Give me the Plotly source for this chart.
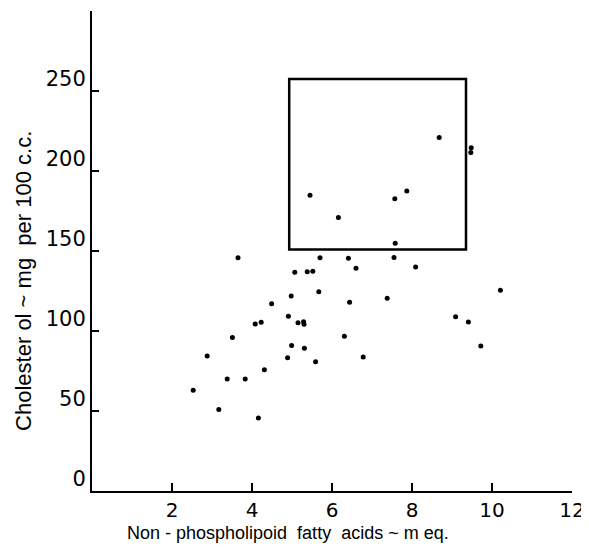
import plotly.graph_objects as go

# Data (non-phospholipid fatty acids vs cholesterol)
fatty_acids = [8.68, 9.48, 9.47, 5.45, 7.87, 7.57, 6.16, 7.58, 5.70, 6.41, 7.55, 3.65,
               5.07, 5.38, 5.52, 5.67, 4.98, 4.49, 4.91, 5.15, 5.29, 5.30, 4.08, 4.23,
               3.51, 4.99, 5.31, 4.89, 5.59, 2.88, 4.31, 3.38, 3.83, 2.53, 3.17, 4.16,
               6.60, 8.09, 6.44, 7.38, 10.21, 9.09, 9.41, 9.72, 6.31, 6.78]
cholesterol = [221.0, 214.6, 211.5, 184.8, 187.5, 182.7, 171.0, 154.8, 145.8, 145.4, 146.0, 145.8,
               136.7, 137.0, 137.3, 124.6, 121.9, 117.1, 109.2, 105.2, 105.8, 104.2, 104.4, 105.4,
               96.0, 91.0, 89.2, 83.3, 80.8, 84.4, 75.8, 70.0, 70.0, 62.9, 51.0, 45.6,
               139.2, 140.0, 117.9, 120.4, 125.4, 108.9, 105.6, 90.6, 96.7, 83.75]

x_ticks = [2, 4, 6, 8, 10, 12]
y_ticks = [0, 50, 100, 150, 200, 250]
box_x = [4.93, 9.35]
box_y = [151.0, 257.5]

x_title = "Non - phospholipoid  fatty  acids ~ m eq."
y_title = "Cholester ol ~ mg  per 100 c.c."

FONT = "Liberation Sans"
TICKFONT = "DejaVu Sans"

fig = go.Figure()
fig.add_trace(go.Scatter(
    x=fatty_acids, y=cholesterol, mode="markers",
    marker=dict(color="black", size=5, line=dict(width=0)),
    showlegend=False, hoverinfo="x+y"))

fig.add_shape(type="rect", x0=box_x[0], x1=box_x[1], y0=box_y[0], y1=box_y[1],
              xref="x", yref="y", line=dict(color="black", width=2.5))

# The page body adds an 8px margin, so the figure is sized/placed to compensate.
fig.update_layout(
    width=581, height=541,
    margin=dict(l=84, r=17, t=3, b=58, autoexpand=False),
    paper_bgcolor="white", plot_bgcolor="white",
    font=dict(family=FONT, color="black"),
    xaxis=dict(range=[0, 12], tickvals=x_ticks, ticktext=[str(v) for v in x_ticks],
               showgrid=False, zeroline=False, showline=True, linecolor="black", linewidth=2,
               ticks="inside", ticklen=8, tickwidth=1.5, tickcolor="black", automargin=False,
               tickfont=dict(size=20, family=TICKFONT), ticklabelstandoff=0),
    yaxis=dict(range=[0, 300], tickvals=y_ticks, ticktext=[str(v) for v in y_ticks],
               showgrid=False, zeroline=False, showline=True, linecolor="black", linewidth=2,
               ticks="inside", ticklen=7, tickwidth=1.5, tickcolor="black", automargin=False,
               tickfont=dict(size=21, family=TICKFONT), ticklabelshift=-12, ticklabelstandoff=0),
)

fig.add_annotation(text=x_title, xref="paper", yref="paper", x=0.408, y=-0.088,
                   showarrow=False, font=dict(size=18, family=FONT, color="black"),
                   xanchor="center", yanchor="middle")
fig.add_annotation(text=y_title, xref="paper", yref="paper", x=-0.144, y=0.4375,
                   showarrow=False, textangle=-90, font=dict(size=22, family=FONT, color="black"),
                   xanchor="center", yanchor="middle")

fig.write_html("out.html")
==
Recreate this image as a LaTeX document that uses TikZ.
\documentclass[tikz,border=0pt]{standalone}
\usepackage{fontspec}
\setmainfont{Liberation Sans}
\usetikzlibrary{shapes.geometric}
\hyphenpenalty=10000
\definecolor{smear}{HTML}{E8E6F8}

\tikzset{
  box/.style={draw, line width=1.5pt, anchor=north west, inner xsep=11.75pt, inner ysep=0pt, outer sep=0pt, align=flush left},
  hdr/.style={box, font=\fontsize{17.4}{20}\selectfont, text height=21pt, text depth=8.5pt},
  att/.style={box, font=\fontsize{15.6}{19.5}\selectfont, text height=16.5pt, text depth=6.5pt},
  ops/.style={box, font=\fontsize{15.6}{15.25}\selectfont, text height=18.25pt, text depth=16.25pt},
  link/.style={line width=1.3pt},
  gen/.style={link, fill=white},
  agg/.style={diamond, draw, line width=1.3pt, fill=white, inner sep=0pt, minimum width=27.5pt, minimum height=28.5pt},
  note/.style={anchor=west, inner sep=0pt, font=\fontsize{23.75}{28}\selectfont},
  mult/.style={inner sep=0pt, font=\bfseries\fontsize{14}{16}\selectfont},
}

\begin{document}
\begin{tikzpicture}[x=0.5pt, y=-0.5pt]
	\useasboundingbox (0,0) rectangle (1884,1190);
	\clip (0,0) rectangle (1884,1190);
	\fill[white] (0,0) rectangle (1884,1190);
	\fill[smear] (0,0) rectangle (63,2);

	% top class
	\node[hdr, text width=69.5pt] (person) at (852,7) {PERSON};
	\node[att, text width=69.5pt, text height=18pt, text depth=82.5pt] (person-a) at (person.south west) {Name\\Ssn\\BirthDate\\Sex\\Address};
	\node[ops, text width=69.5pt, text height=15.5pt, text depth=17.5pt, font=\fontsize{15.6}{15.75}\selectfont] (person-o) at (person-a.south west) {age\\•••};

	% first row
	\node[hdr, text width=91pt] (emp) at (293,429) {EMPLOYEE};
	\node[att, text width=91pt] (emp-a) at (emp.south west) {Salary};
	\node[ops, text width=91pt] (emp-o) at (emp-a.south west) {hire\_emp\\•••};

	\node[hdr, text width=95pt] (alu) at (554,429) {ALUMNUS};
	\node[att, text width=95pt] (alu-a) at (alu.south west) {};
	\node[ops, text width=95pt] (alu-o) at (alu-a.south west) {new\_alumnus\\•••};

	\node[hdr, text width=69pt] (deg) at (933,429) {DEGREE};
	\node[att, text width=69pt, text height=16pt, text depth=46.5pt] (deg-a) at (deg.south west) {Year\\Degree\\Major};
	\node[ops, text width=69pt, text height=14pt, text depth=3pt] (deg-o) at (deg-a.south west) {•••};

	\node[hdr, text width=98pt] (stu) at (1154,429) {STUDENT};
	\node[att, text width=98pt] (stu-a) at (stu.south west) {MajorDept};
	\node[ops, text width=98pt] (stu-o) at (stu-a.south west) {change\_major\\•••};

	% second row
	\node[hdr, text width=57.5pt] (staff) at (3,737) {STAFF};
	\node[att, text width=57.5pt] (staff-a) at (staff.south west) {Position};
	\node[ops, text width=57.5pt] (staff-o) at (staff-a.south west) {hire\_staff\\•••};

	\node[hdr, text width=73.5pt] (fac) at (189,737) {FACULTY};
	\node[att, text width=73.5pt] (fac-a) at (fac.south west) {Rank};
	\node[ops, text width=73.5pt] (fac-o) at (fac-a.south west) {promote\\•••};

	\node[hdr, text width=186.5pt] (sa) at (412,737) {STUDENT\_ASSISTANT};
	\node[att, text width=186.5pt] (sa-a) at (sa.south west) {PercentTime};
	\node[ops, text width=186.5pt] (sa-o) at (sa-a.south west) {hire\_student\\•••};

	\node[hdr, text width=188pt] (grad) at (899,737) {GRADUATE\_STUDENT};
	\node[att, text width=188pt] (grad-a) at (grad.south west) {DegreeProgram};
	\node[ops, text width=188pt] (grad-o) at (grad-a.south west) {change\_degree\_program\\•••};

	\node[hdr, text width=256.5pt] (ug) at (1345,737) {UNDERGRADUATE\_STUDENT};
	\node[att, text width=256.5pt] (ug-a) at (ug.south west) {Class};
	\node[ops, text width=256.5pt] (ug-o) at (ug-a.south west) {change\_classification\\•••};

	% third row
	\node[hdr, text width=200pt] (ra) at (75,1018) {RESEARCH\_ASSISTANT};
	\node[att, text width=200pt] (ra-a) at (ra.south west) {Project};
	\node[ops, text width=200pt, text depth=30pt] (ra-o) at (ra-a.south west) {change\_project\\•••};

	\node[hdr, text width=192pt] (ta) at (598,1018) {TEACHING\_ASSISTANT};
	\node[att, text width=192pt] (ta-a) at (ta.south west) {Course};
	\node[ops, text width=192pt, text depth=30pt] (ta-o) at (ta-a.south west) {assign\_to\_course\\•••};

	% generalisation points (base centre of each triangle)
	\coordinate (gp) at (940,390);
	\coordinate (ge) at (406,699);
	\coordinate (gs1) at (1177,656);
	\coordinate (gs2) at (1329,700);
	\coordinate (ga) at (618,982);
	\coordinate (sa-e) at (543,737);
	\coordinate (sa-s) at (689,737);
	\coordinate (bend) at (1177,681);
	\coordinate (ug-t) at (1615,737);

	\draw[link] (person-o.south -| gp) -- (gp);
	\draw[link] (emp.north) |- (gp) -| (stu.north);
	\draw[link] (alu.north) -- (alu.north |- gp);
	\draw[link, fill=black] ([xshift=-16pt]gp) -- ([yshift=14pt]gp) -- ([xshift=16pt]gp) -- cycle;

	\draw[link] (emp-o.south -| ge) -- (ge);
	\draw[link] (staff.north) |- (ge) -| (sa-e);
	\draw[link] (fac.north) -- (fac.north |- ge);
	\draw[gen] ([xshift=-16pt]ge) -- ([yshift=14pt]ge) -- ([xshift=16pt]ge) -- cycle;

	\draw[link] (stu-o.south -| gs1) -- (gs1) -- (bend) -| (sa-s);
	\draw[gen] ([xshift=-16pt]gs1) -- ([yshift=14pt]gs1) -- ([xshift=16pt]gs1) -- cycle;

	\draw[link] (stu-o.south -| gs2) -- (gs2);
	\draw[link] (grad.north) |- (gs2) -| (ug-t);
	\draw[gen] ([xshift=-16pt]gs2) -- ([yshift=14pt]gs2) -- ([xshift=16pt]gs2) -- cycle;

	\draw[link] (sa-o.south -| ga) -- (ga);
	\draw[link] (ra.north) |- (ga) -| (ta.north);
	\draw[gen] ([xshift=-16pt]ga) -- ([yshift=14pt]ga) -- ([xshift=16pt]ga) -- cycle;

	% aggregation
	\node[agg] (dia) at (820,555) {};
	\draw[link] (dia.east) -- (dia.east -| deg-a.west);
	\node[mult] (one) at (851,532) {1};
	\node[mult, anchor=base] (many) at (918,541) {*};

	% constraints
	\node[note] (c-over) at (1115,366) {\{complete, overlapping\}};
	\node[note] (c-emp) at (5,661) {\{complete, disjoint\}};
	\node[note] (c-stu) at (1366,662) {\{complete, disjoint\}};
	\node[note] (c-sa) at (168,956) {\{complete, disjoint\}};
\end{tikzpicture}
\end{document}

- Goal
Taking the entries above, extract every line from the one bearing "Give me the Plotly source for this chart." through the one bearing "90.6, 96.7, 83.75]", exactly, with no pictures.

- Output
Give me the Plotly source for this chart.
import plotly.graph_objects as go

# Data (non-phospholipid fatty acids vs cholesterol)
fatty_acids = [8.68, 9.48, 9.47, 5.45, 7.87, 7.57, 6.16, 7.58, 5.70, 6.41, 7.55, 3.65,
               5.07, 5.38, 5.52, 5.67, 4.98, 4.49, 4.91, 5.15, 5.29, 5.30, 4.08, 4.23,
               3.51, 4.99, 5.31, 4.89, 5.59, 2.88, 4.31, 3.38, 3.83, 2.53, 3.17, 4.16,
               6.60, 8.09, 6.44, 7.38, 10.21, 9.09, 9.41, 9.72, 6.31, 6.78]
cholesterol = [221.0, 214.6, 211.5, 184.8, 187.5, 182.7, 171.0, 154.8, 145.8, 145.4, 146.0, 145.8,
               136.7, 137.0, 137.3, 124.6, 121.9, 117.1, 109.2, 105.2, 105.8, 104.2, 104.4, 105.4,
               96.0, 91.0, 89.2, 83.3, 80.8, 84.4, 75.8, 70.0, 70.0, 62.9, 51.0, 45.6,
               139.2, 140.0, 117.9, 120.4, 125.4, 108.9, 105.6, 90.6, 96.7, 83.75]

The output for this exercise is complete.